PRESENT SCENARIO

After more than 30 years of research and development, a desktop holographic storage system (HDSS) is close at hand. There is still some fine tuning that must be done before such a high-density storage device can be marketed, but IBM researchers have suggested that they will have a small HDSS device ready as early as 2003. These early holographic data storage devices will have capacities of 125 GB and transfer rates of about 40 MB per second. Eventually, these devices could have storage capacities of 1 TB and data rates of more than 1 GB per second -- fast enough to transfer an entire DVD movie in 30 seconds. So why has it taken so long to develop an HDSS, and what is there left to do?

When the idea of an HDSS was first proposed, the components for constructing such a device were much larger and more expensive. For example, a laser for such a system in the 1960s would have been 6 feet long. Now, with the development of consumer electronics, a laser similar to those used in CD players could be used for the HDSS. LCDs weren't even developed until 1968, and the first ones were very expensive. Today, LCDs are much cheaper and more complex than those developed 30 years ago. Additionally, a CCD sensor wasn't available until the last decade. Almost the entire HDSS device can now be made from off-the-shelf components, which means that it could be mass-produced.

Although HDSS components are easier to come by today than they were in the 1960s, there are still some technical problems that need to be worked out. For example, if too many pages are stored in one crystal, the strength of each hologram is diminished. If there are too many holograms

stored on a crystal, and the reference laser used to retrieve a hologram is not shined at the precise angle, a hologram will pick up a lot of background from the other holograms stored around it. It is also a challenge to align all of these components in a low-cost system.

Better multiplexing techniques are certainly welcome, but a fundamental means of increasing capacity will be needed if holographic memories are to make inroads against compact discs. Holographic memories have been shown to be significantly faster at present than are compact-disc systems, but speed alone is rarely enough for a new technology to supplant an entrenched one. What is generally needed is another basic advantage, such as greater storage capacity.
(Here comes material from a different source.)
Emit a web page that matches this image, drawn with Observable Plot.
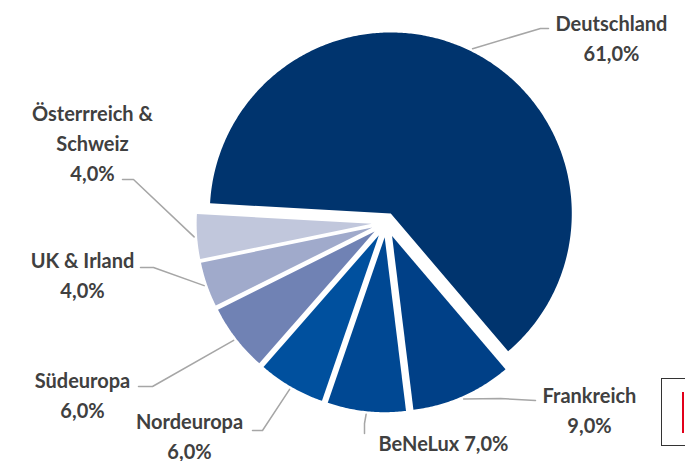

As in any holographic medium, data are stored throughout the volume of the recording layer of the 3-D disk. The head has a detector array for reading out an entire page of data and a beam deflector for angle multiplexing. A spatial-light modulator, which imprints the page of data onto the signal beam (such as the LCD screen used in current demonstrations), could also be incorporated into the head. Even though a 3-D disk stores information in three dimensions, the number of bits that could theoretically be stored per square micron of disk surface can be computed for the purpose of comparing this areal density to that of a conventional CD. Such a comparison is reasonable because a 3-D disk can be as thin as a CD. It turns out that for thicknesses less than two millimeters, the areal density of the holographic disk is approximately proportional to the thickness of the recording medium. We can increase the surface density, moreover, by simply increasing the thickness of the holographic layer. Density of 100 bits per square micron would be possible with a material

one millimeter thick. Such a 3-D disk would be nearly identical in size and weight to a conventional CD, but it would store 100 times more information.

Among the companies pursuing this basic technology is Holoplex, a small start-up that was co-founded in Pasadena, Calif. The company has built a high speed memory system capable of storing up to 1,000 fingerprints, for use as a kind of selective lock to restrict access to buildings or rooms. Although the capacity of this system is approximately half that of a CD, its entire contents can be read out within one second. Holoplex is now working on another product that would be capable of storing up to a trillion bits, or almost 200 times what can be put on a CD.

Researchers are confident that technologies will be developed in the next two or three years to meet these challenges. With such technologies on the market, you will be able to purchase the first holographic memory players by the time "Star Wars: Episode II" is released on home 3-D discs. This DVD-like disc would have a capacity 27 times greater than the 4.7-GB DVDs available today, and the playing device would have data rates 25 times faster than today's fastest DVD players.